J’ai retrouvé la même fréquence, quasiment le même rythme de travail qu’avant, alors que tellement de choses ont changé au fond. C’est peut-être ça le souci. 
Je travaille en open space, et je me sens mal à l’aise de faire des "petits" horaires de travail, car le regard des autres me gène. C’est difficile de gérer ce qu’on veut au fond, ce qui nous ferait du bien, et au final ce qu’on peut réellement mettre en place avec la reprise du travail.
Maintenant je vais à l’essentiel pour être plus efficace dans un temps imparti alors qu’avant j’étais perfectionniste, je passais des heures sur des choses moins importantes. Aujourd’hui j’en ai moins envie.
 
Comment tournes-tu la page aujourd’hui ? Comment te réinventes-tu ?
 
J’ai réfléchi à ce qui comptait le plus pour moi : mes perspectives d’avenir ont changé. Je réalise aujourd’hui la chance que j’ai de me lever le matin. Chaque journée apporte son lot de moments sympas. J’en ai pris conscience. L’être humain est facilement insatisfait. J’ai réalisé la chance que j’ai. La santé, l’amour des miens et oser dépasser mes limites, tenter ma chance, car on n’a qu’une vie, il faut savoir s’éclater, la savourer.
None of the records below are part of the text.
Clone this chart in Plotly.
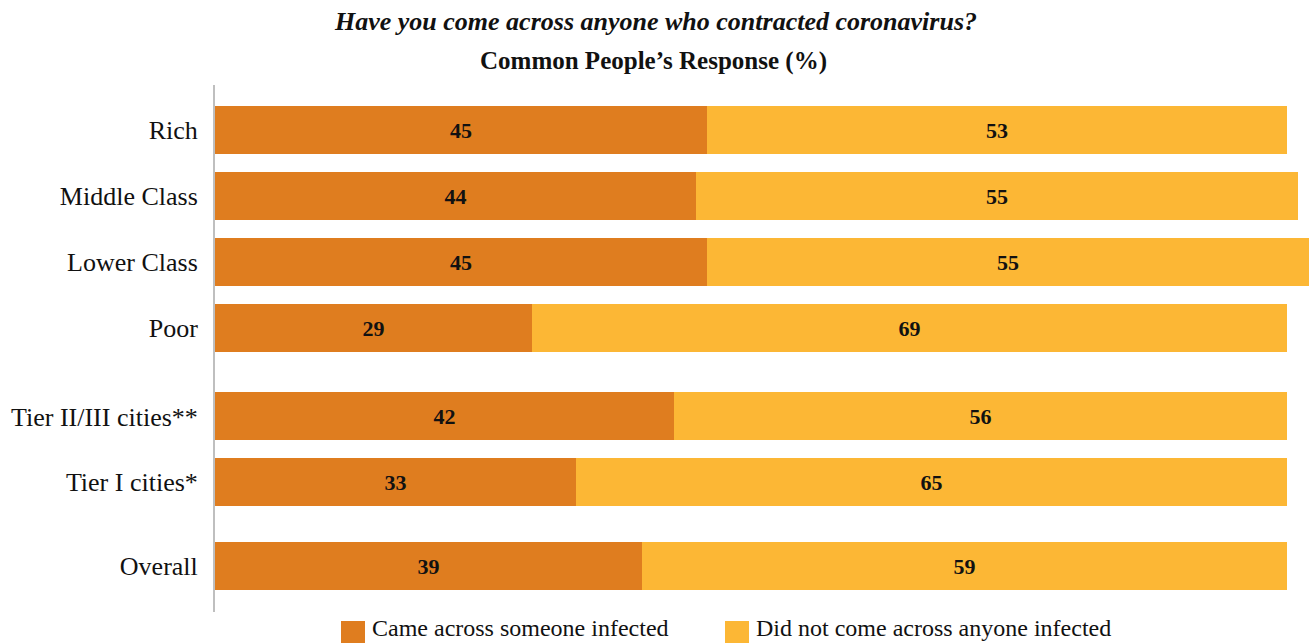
import plotly.graph_objects as go

# Survey groups, top to bottom
categories = ["Rich", "Middle Class", "Lower Class", "Poor",
              "Tier II/III cities**", "Tier I cities*", "Overall"]
came_across = [45, 44, 45, 29, 42, 33, 39]
did_not = [53, 55, 55, 69, 56, 65, 59]
series_names = ["Came across someone infected",
                "Did not come across anyone infected"]

title_text = "Have you come across anyone who contracted coronavirus?"
subtitle_text = "Common People\u2019s Response (%)"

# Layout: row positions (groups separated by extra spacing)
row_pos = [0, 1, 2, 3, 4.34, 5.33, 6.6]
colors = ["#DF7D1F", "#FCB735"]
FONT = "Liberation Serif"

W, H = 1309, 643
L, R, T, B = 215, 0, 85, 31
plot_w = W - L - R
plot_h = H - T - B


def px_x(px):
    return (px - L) / plot_w


def px_y(py):
    return (H - B - py) / plot_h


fig = go.Figure()
for vals, name, col in zip([came_across, did_not], series_names, colors):
    fig.add_trace(go.Bar(
        y=row_pos, x=vals, name=name, orientation="h",
        marker=dict(color=col, line=dict(width=0)),
        width=0.727,
        text=vals, texttemplate="<b>%{text}</b>",
        textposition="inside", insidetextanchor="middle",
        textfont=dict(family=FONT, size=22, color="#111111"),
        showlegend=False, hoverinfo="skip",
    ))

# Legend drawn as large swatches with labels
legend_x = [341, 725]
annotations = []
shapes = []
for lx, name, col in zip(legend_x, series_names, colors):
    shapes.append(dict(type="rect", xref="paper", yref="paper",
                       x0=px_x(lx), x1=px_x(lx + 24),
                       y0=px_y(621), y1=px_y(646),
                       fillcolor=col, line=dict(width=0)))
    annotations.append(dict(xref="paper", yref="paper",
                            x=px_x(lx + 29), y=px_y(628),
                            xanchor="left", yanchor="middle",
                            text=name, showarrow=False,
                            font=dict(family=FONT, size=24, color="#111111")))

annotations.append(dict(xref="paper", yref="paper",
                        x=px_x(655), y=px_y(22),
                        xanchor="center", yanchor="middle",
                        text="<b><i>" + title_text + "</i></b>",
                        showarrow=False,
                        font=dict(family=FONT, size=26, color="#111111")))
annotations.append(dict(xref="paper", yref="paper",
                        x=px_x(653), y=px_y(61),
                        xanchor="center", yanchor="middle",
                        text="<b>" + subtitle_text + "</b>",
                        showarrow=False,
                        font=dict(family=FONT, size=25, color="#111111")))

fig.update_layout(
    width=W, height=H,
    margin=dict(l=L, r=R, t=T, b=B, pad=0),
    barmode="stack",
    bargap=0,
    plot_bgcolor="white", paper_bgcolor="white",
    shapes=shapes, annotations=annotations,
    uniformtext=dict(mode=False),
)
fig.update_xaxes(range=[0, 100], visible=False, fixedrange=True)
fig.update_yaxes(
    range=[(612 - 130) / 66, (85 - 130) / 66],
    tickvals=row_pos, ticktext=categories,
    showgrid=False, zeroline=False,
    showline=True, linecolor="#BFBFBF", linewidth=2,
    ticks="", ticklabelstandoff=10,
    tickfont=dict(family=FONT, size=26, color="#111111"),
    fixedrange=True,
)

fig.write_html("out.html", config={"displayModeBar": False})
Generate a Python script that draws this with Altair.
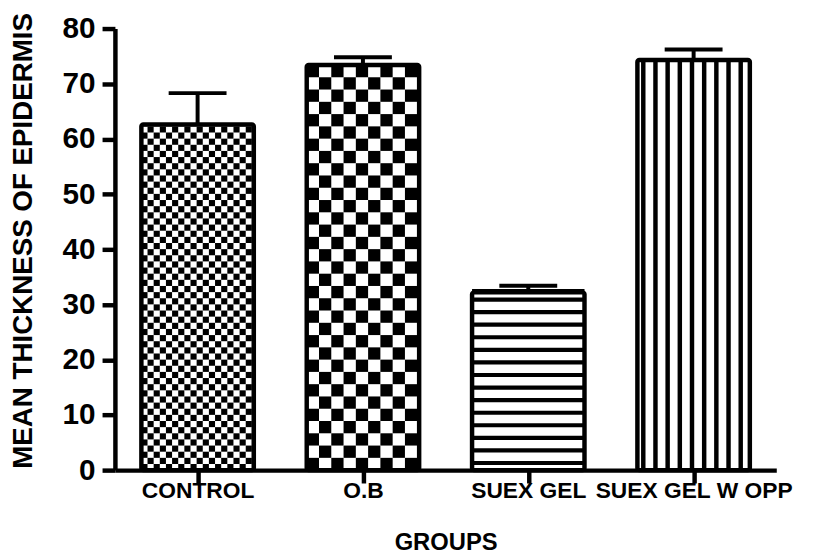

Depuis un an, j’ai découvert plein d’activités - avec Skin, l’activité artistique mais aussi par ailleurs le surf, les cours de plongée, la confection de bijoux, et bientôt, j’aimerais essayer le parapente. ça me fait du bien d’oser et de dépasser mes limites.
Cette prise de conscience est arrivée pendant et après les traitements.
Pour tourner la page,  ce qui m’a beaucoup aidée, c’est d’abord le temps que j’ai pu prendre pour moi depuis avril 2019. C’est à ce moment-là que j’ai eu envie de faire des activités pour moi. J’ai commencé à écrire des articles qui relataient mon expérience et qui listaient mes petits conseils et astuces. Puis j'ai décidé de les publier sur un blog et sur les réseaux sociaux pour aider les autres. Le nom est The Putsch Girls (https://theputschgirls.fr). J’ai alors découvert une immense communauté. Ce fut une très belle surprise avec énormément d’échanges en un an. Ça m’a vraiment beaucoup aidée. Ça a été une vraie thérapie de mettre des mots sur ce que j’ai vécu et d’échanger avec d’autres sur des expériences similaires, leur vécu, leurs perceptions, leurs sensations. J’ai pu libérer mes émotions dès ce moment-là. Pour commencer à tourner cette page.
 
Quelle est ta définition de la résilience ?
 
Pour moi, la résilience existe lorsque l’on parvient à surmonter l’état de choc et de profonde détresse induit par un traumatisme. Cela passe par retrouver un équilibre, psychologique comme physique; ainsi que retrouver des repères au quotidien, pour avoir une vie qui colle au nouveau soi. 
 
Et celle de la créativité ;-)
 
Pour moi, la créativité c’est ouvrir ses bras pour laisser place à la flânerie, à la rêverie, au lâcher-prise et à l’instant présent. C’est s’exprimer, en mettant de côté tout jugement, et produire une belle œuvre.